Technology-Driven Tax Administration
The latest exercise reflects the Income Tax Department’s increasing reliance on technology, artificial intelligence, and data analytics to detect anomalies in tax filings. Information reported by employers, banks, financial institutions, insurance companies, mutual funds, and other reporting entities is now routinely matched against income tax returns.
With the expansion of information reporting requirements, tax authorities are able to identify discrepancies more efficiently than before. Once a mismatch is detected, taxpayers may receive alerts, emails, or other communications seeking clarification or voluntary correction.
Nudge Campaign Continues
The verification drive is also part of the department’s broader “Nudge Campaign,” under which taxpayers are encouraged to voluntarily rectify errors and update returns before enforcement action becomes necessary.
Officials emphasise that the campaign is intended to promote voluntary compliance rather than immediate penal action. Taxpayers who respond promptly and correct genuine mistakes are generally viewed more favourably than those who ignore departmental communications.
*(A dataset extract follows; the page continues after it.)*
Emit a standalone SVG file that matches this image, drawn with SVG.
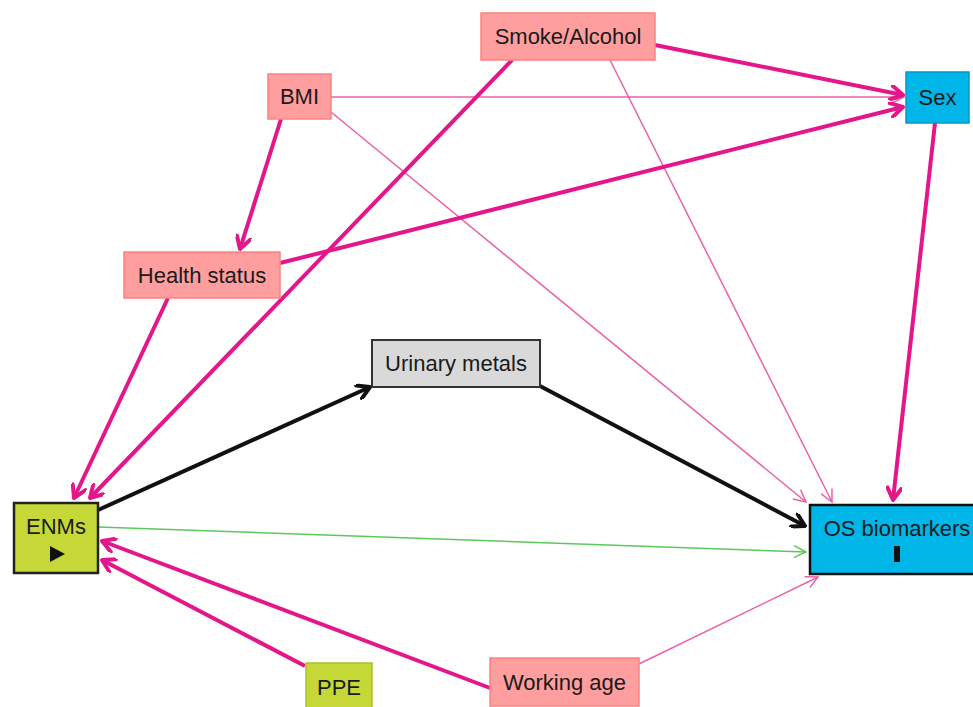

Increased Transparency in Return Filing
Recent changes in income tax return forms have further strengthened the department’s ability to cross-check taxpayer disclosures. Information relating to insurance policies, education loans, investments, salary components, and other financial transactions is increasingly available to tax authorities through integrated reporting systems.
Tax experts note that the era of making unsupported deduction claims based solely on self-declarations is rapidly diminishing. As reporting systems become more interconnected, taxpayers are expected to maintain adequate documentation to substantiate every exemption, deduction, and concession claimed in their returns.
What Taxpayers Should Do
Experts advise salaried taxpayers to carefully review their income tax returns, salary structures, Form 16, Annual Information Statement (AIS), and Form 26AS before filing or revising returns. Any mismatch between employer-reported information and taxpayer disclosures could trigger scrutiny or compliance notices.
The department’s latest initiative sends a clear message that salary-related tax claims are now under closer examination, and taxpayers should ensure that all deductions and exemptions claimed are legally permissible, properly documented, and accurately reported.